| Okay, I'm genuinely confused now, can someone please explain this to me? First of all, how is nobody taking about the fact that OP was scheduled
for an exam that takes place... at midnight. There are two possible cases here. Some people are alleging that OP lives in the same place as the exam
takes place -- which is not clear to me from the information available
-- and use this as an excuse for saying "OP should adopt to local
customs". But that would imply the exam takes place on midnight in local time. Is
that actually a thing? Like, is this normal? Why on earth would anyone
assume that's the case in an ambiguous situation like this, I can see why
you would assume it's at noon without giving it too much thought.

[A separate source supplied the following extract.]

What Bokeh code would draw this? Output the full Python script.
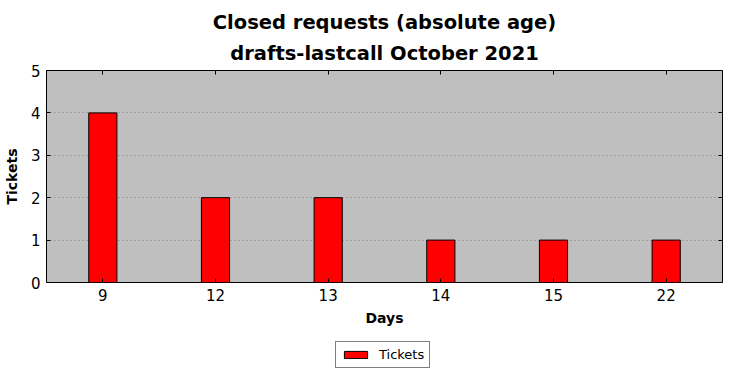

The second case is that OP not in the same place (e.g. the given time at
midnight does not match OP's local time), but in this case I blame the
institution for allowing people to attend exams remotely while not
properly accommodating for time differences. While 12:00 AM/PM may be technically valid time descriptions, I was
under the impression that it was common (in places that use the 12 hour
system) to instead write 12:00 noon/midnight specifically to avoid this. From what I understand, Americans are confused by this too, so why are people so eager to blame Europeans, rather than the system? Second, I don't understand people saying they use 11:59/12:01 AM/PM as a
mnemonic. This makes no sense to me as 00:01 a valid time. How do the
above times resolve anything, when all you do is increase/decrease the
time, relative to the label, which is what makes it confusing in the
first place. I don't understand how I'm supposed to know which of AM/PM 00:01 refers
to, unless I already know what AM/PM means. Third, people making comparisons to reading an analog clock. When I read
an analog clock, I get a time in a 12 hour window. Fair enough. But when
I then translate it to 24h, what I do is use my knowledge of whether it
is currently day or night to translate it. Which has nothing to do with
memorizing which label is which. Analog clocks don't have AM/PM labels
so how would this make any more sense? |
I think with better UX on their scheduling app this would have been avoided. Imagine how much cost they could save with minor improvement. It wasted the proctors, customer service and my time. Unless they don't acknowledge own fault and require customers to pay for another exam.
But the thing that made me realize is that the root case is the time notation itself. Imagine how much frustration and unnecessary expenses this could inflict in general.